Sayaka Nishio from the Knowledge Mining (Nonaka) Laboratory at Aichi Institute of Technology, with whom we are collaborating, presented a poster at the IEEE International Conference on Industrial Engineering and Engineering Management (IEEM).
This research proposed a novel method leveraging LLMs (Llama3) and embedding models to extract research objectives, ML methodologies, and dataset names from academic papers and visualize their interrelationships through network analysis. The approach demonstrated effectiveness, particularly for papers in the economics domain, and highlighted potential applications for research utilizing ESG data.

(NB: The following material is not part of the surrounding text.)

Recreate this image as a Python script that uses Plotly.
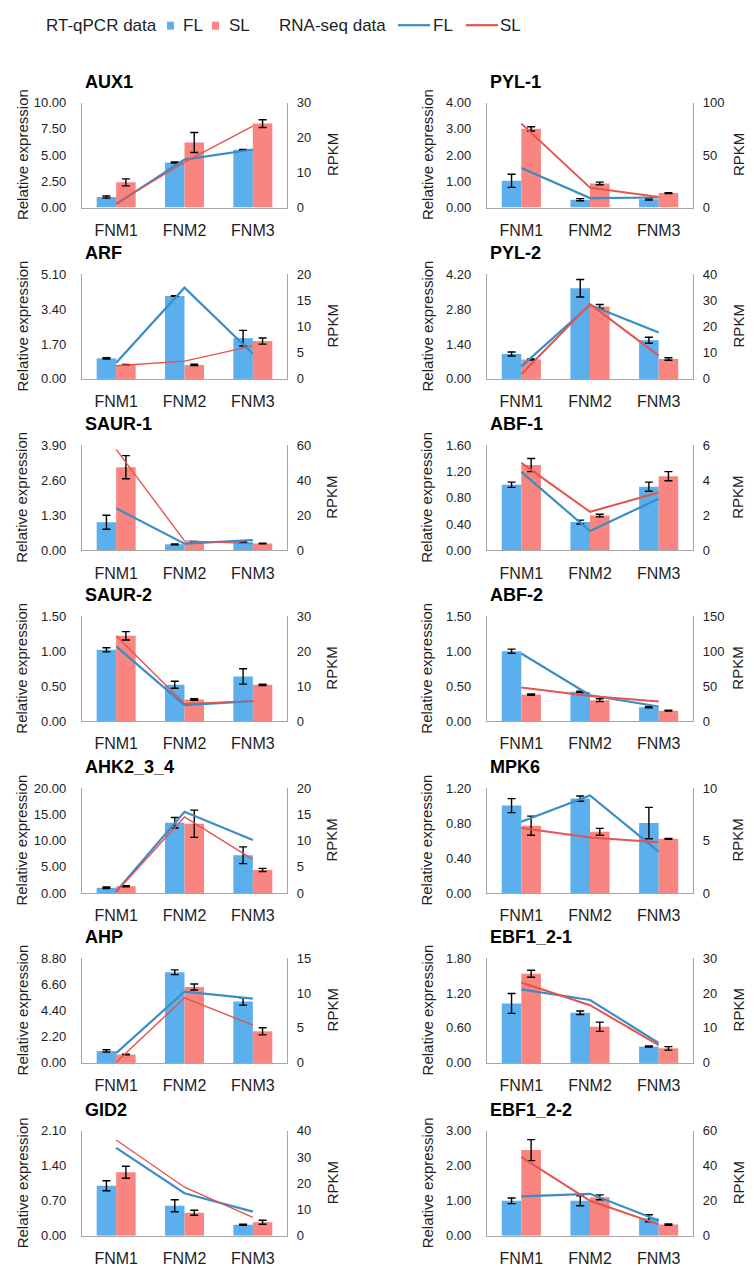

Title: Extraction of Research Objectives, ML Model Names, and Dataset Names from Academic Papers and Analysis of Their Interrelationships Using LLM and Network Analysis
Authors: S. Nishio, H. Nonaka, N. Tsuchiya, A. Migita, Y. Banno (Aichi Institute of Technology), T. Hayashi (The University of Tokyo), H. Sakaji (Hokkaido University), T. Sakumoto (Nagaoka University of Technology), K. Watabe (Saitama University)
Abstract: Machine learning (ML) has become a key tool in many sectors. Selecting the most suitable ML models and datasets for particular applications is essential to the successful use of ML in industry. Nonetheless, this process demands expertise in both the ML techniques and the specific an application domain, which can result in a steep learning curve. Consequently, research aimed at automatically extracting research goals, ML techniques, and dataset from academic literature is crucial for streamlining recommendations of appropriate methods. Traditional approaches for extracting information from literature have typically been confined to recognizing entities such as ML models. In response to this limitation, the current study introduces a novel approach that focuses on extracting tasks, ML methodologies, and dataset names from research papers, while also exploring the interconnections between them by leveraging large language models (LLMs), embedding techniques, and network clustering. The proposed approach, using Llama3, demonstrates strong performance, with an F- score above 0.8 in various categories, thereby confirming its effectiveness. Moreover, evaluations on research papers within the financial domain validate the utility of this method, presenting critical insights into the deployment of contemporary datasets, particularly those associated with ESG data.